LinkedIn's extension fingerprinting scandal is not just creepy. It creates privacy, vendor-risk, and legal exposure for the companies whose employees use it.

Policy Roast: LinkedIn Wants Enterprise Trust While Secretly Fingerprinting Its Users

Policy Roast: LinkedIn Wants Enterprise Trust While Secretly Fingerprinting Its Users

LinkedIn wants to be treated like trusted professional infrastructure. That claim gets harder to defend when the platform is reportedly probing thousands of browser extensions, collecting device-level signals, and tying that data to real user identities. This is not a minor product-choice controversy. It is a policy failure with legal consequences, enterprise-risk implications, and a remarkably thin justification.

If your employees use LinkedIn on company devices, this stops being somebody else's privacy story. It becomes a vendor-risk question. The same platform your recruiting team uses and your executives browse can also become a source of intelligence about your tooling, browsing environment, and internal controls.

What the reporting says

Reporting and researcher analysis describe a system that checked for thousands of Chrome extensions through browser-side requests and combined that with fingerprinting-style data about the user environment. The core problem is not only that the data collection appears broad. It is that the collection is tied to an identified professional profile, not an anonymous browser.

That distinction matters. Anonymous web telemetry is one thing. Telemetry linked to a named employee, their employer, and their likely function inside the company is something else entirely.

Why this policy is worse than LinkedIn seems to think

LinkedIn's public defense is that it needs to identify extensions associated with scraping or abuse. That rationale does not carry the weight the company wants it to.

  1. The reported scans extended well beyond obvious scraping tools.
  2. Device fingerprinting data is much broader than a narrow anti-abuse control requires.
  3. Covert collection erodes any claim that this was a transparent, user-first safety measure.
  4. The platform is owned by Microsoft, which deepens enterprise concerns about conflicts, competitive intelligence, and trust boundaries.

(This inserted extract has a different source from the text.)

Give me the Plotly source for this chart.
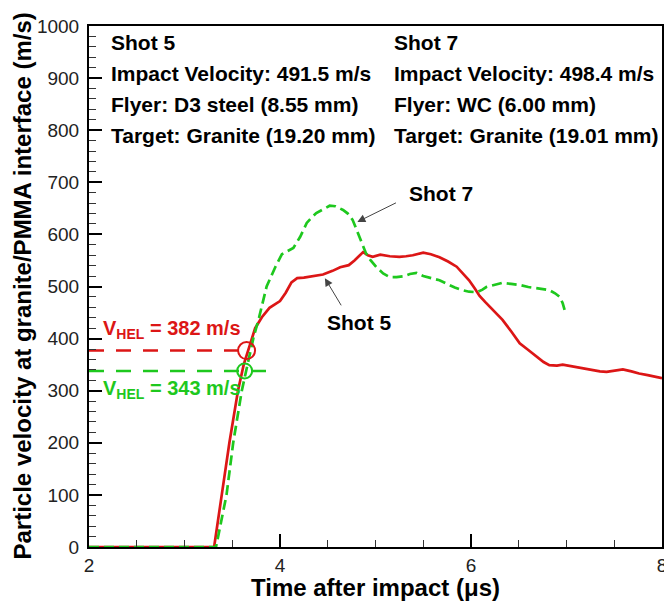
import plotly.graph_objects as go

# ---------------- data ----------------
shot5_time = [2.0, 3.31, 3.39, 3.47, 3.56, 3.62, 3.68, 3.74, 3.81, 3.89, 4.0, 4.06, 4.12, 4.18,
              4.25, 4.31, 4.38, 4.45, 4.55, 4.63, 4.72, 4.78, 4.87, 4.92, 4.97, 5.05, 5.15,
              5.25, 5.32, 5.39, 5.5, 5.58, 5.67, 5.76, 5.85, 5.92, 5.98, 6.04, 6.09, 6.15,
              6.25, 6.33, 6.42, 6.51, 6.6, 6.69, 6.76, 6.82, 6.9, 6.96, 7.05, 7.14, 7.25,
              7.35, 7.42, 7.5, 7.59, 7.68, 7.76, 7.85, 7.97, 8.0]
shot5_velocity = [0, 0, 100, 200, 300, 350, 385, 420, 441, 459, 472, 488, 508, 516,
                  517, 519, 521, 523, 530, 537, 541, 550, 566, 560, 557, 561, 558,
                  557, 558, 560, 565, 562, 556, 548, 538, 525, 512, 496, 482, 470,
                  452, 436, 414, 391, 378, 365, 355, 349, 348, 350, 347, 343, 340,
                  337, 336, 339, 341, 337, 333, 330, 325, 324]

shot7_time = [2.0, 3.33, 3.44, 3.51, 3.60, 3.65, 3.72, 3.78, 3.86, 3.95, 4.02, 4.08, 4.14,
              4.21, 4.28, 4.33, 4.38, 4.45, 4.52, 4.58, 4.62, 4.66, 4.71, 4.76, 4.8, 4.83,
              4.87, 4.9, 4.95, 5.01, 5.08, 5.15, 5.22, 5.3, 5.36, 5.43, 5.5, 5.58, 5.67,
              5.75, 5.83, 5.91, 5.98, 6.06, 6.12, 6.16, 6.25, 6.33, 6.42, 6.51, 6.6, 6.69,
              6.76, 6.82, 6.88, 6.93, 6.96, 6.98]
shot7_velocity = [0, 0, 100, 200, 300, 343, 400, 440, 500, 537, 562, 568, 574,
                  595, 622, 632, 641, 648, 655, 654, 650, 647, 640, 628, 610, 595,
                  578, 564, 550, 537, 525, 518, 518, 520, 524, 526, 520, 516, 512,
                  505, 498, 493, 490, 489, 494, 499, 503, 507, 505, 503, 499, 497,
                  495, 493, 487, 480, 468, 455]

# HEL markers: [shot 5, shot 7]
hel_line_value = [377, 338]
hel_line_start = [2.0, 2.0]
hel_line_end = [3.66, 3.95]
hel_circle_time = [3.65, 3.63]
hel_labels = ["V<sub>HEL</sub> = 382 m/s", "V<sub>HEL</sub> = 343 m/s"]

info_shot5 = ["Shot 5", "Impact Velocity: 491.5 m/s", "Flyer: D3 steel (8.55 mm)",
              "Target: Granite (19.20 mm)"]
info_shot7 = ["Shot 7", "Impact Velocity: 498.4 m/s", "Flyer: WC (6.00 mm)",
              "Target: Granite (19.01 mm)"]

x_ticks = [2, 4, 6, 8]
y_ticks = list(range(0, 1001, 100))

# ---------------- styles ----------------
RED = "#dc1616"
GREEN = "#1ec81e"
FONT = "Arial, Liberation Sans, sans-serif"

fig = go.Figure()

fig.add_trace(go.Scatter(x=shot5_time, y=shot5_velocity, mode="lines",
                         line=dict(color=RED, width=2.7), showlegend=False))
fig.add_trace(go.Scatter(x=shot7_time, y=shot7_velocity, mode="lines",
                         line=dict(color=GREEN, width=2.7, dash="10px,5px"), showlegend=False))

colors = [RED, GREEN]
sizes = [17, 15]
for i in range(2):
    fig.add_trace(go.Scatter(x=[hel_line_start[i], hel_line_end[i]],
                             y=[hel_line_value[i], hel_line_value[i]], mode="lines",
                             line=dict(color=colors[i], width=2.5, dash="15px,12px"),
                             showlegend=False))
    fig.add_trace(go.Scatter(x=[hel_circle_time[i]], y=[hel_line_value[i]], mode="markers",
                             marker=dict(symbol="circle-open", size=sizes[i], color=colors[i],
                                         line=dict(color=colors[i], width=2)),
                             showlegend=False))

annotations = []
# info blocks
for j, line in enumerate(info_shot5):
    annotations.append(dict(xref="paper", yref="paper", x=0, y=1, xshift=20, yshift=-16 - 31 * j,
                            xanchor="left", yanchor="middle", text="<b>%s</b>" % line,
                            showarrow=False, font=dict(family=FONT, size=21, color="black")))
for j, line in enumerate(info_shot7):
    annotations.append(dict(xref="paper", yref="paper", x=0, y=1, xshift=303, yshift=-16 - 31 * j,
                            xanchor="left", yanchor="middle", text="<b>%s</b>" % line,
                            showarrow=False, font=dict(family=FONT, size=21, color="black")))

# HEL labels
annotations.append(dict(x=2.13, y=418, xref="x", yref="y", xanchor="left", yanchor="middle",
                        text="<b>%s</b>" % hel_labels[0], showarrow=False,
                        font=dict(family=FONT, size=20, color=RED)))
annotations.append(dict(x=2.13, y=302, xref="x", yref="y", xanchor="left", yanchor="middle",
                        text="<b>%s</b>" % hel_labels[1], showarrow=False,
                        font=dict(family=FONT, size=20, color=GREEN)))

# Shot labels with arrows
annotations.append(dict(x=5.69, y=679, xref="x", yref="y", text="<b>Shot 7</b>", showarrow=False,
                        font=dict(family=FONT, size=21, color="black")))
annotations.append(dict(x=4.81, y=624, ax=5.23, ay=662, xref="x", yref="y", axref="x", ayref="y",
                        text="", showarrow=True, arrowhead=2, arrowsize=1.6, arrowwidth=1,
                        arrowcolor="#444"))
annotations.append(dict(x=4.83, y=430, xref="x", yref="y", text="<b>Shot 5</b>", showarrow=False,
                        font=dict(family=FONT, size=21, color="black")))
annotations.append(dict(x=4.47, y=516, ax=4.65, ay=461, xref="x", yref="y", axref="x", ayref="y",
                        text="", showarrow=True, arrowhead=2, arrowsize=1.6, arrowwidth=1,
                        arrowcolor="#444"))

# axis titles
annotations.append(dict(xref="paper", yref="paper", x=0.5, y=0, yshift=-40, yanchor="middle",
                        text="<b>Time after impact (\u03bcs)</b>", showarrow=False,
                        font=dict(family=FONT, size=24, color="black")))
annotations.append(dict(xref="paper", yref="paper", x=0, y=0.5, xshift=-67, xanchor="center",
                        text="<b>Particle velocity at granite/PMMA interface (m/s)</b>",
                        textangle=-90, showarrow=False,
                        font=dict(family=FONT, size=24, color="black")))

fig.update_layout(
    width=664, height=604,
    margin=dict(l=89, r=2, t=26, b=57, autoexpand=False),
    plot_bgcolor="white", paper_bgcolor="white",
    annotations=annotations,
    font=dict(family=FONT, color="black"),
    xaxis=dict(range=[2, 8], tickvals=x_ticks, ticktext=[str(v) for v in x_ticks],
               showgrid=False, zeroline=False, showline=True, linecolor="black", linewidth=2,
               mirror=True, ticks="inside", ticklen=13, tickwidth=2, tickcolor="black",
               minor=dict(dtick=0.5, ticks="inside", ticklen=7, tickwidth=1, tickcolor="#333"),
               ticklabeloverflow="allow", automargin=False,
               tickfont=dict(family=FONT, size=19, color="#222")),
    yaxis=dict(range=[0, 1000], tickvals=y_ticks, ticktext=[str(v) for v in y_ticks],
               showgrid=False, zeroline=False, showline=True, linecolor="black", linewidth=2,
               mirror=True, ticks="inside", ticklen=13, tickwidth=2, tickcolor="black",
               minor=dict(dtick=20, ticks="inside", ticklen=7, tickwidth=1, tickcolor="#333"),
               ticklabelstandoff=4, ticklabeloverflow="allow", automargin=False,
               tickfont=dict(family=FONT, size=19, color="#222")),
)

fig.write_html("out.html", config={"displayModeBar": False},
               post_script="document.body.style.margin='0';document.body.style.overflow='hidden';")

A narrow security control should look narrow. This one reportedly looks expansive, quiet, and opportunistic.

This is where the argument sharpens.

For EU users, any hidden collection tied to an identifiable person raises immediate GDPR questions around lawful basis, transparency, purpose limitation, and data minimization. For California users, the issue turns toward disclosure, consumer notice, and whether the collection practices align with what users were actually told.

For enterprise buyers, the risk is simpler: even if regulators move slowly, your internal governance team should not. If a third-party platform can infer what extensions your staff use, it may also infer something about your security posture, your sales stack, or your procurement choices. That is not abstract privacy harm. That is business intelligence leakage.

What organizations should do now

  1. Review whether employees are using LinkedIn on managed devices with sensitive extensions installed.
  2. Separate social-platform browsing from privileged work profiles where possible.
  3. Add LinkedIn to your third-party risk review, especially if you rely on it for recruiting or sales.
  4. Ask legal and privacy teams whether current disclosures and vendor assumptions still hold.
  5. Brief leadership in plain language: this is surveillance risk tied to enterprise context.

The real roast

The deepest problem here is not merely that LinkedIn may have overreached. It is that the company appears to want the privileges of a trusted professional network without the restraint that trust requires.

Professional platforms do not get to treat their users like a laboratory for covert fingerprinting and then retreat into a generic anti-abuse excuse. If your control is legitimate, explain it. Scope it tightly. Give users meaningful notice. Make the data collection proportionate to the stated purpose.

Until then, enterprises should assume the safer posture: LinkedIn is not just a marketing channel or recruiting site. It is a third-party environment with meaningful privacy, governance, and intelligence-leak risks.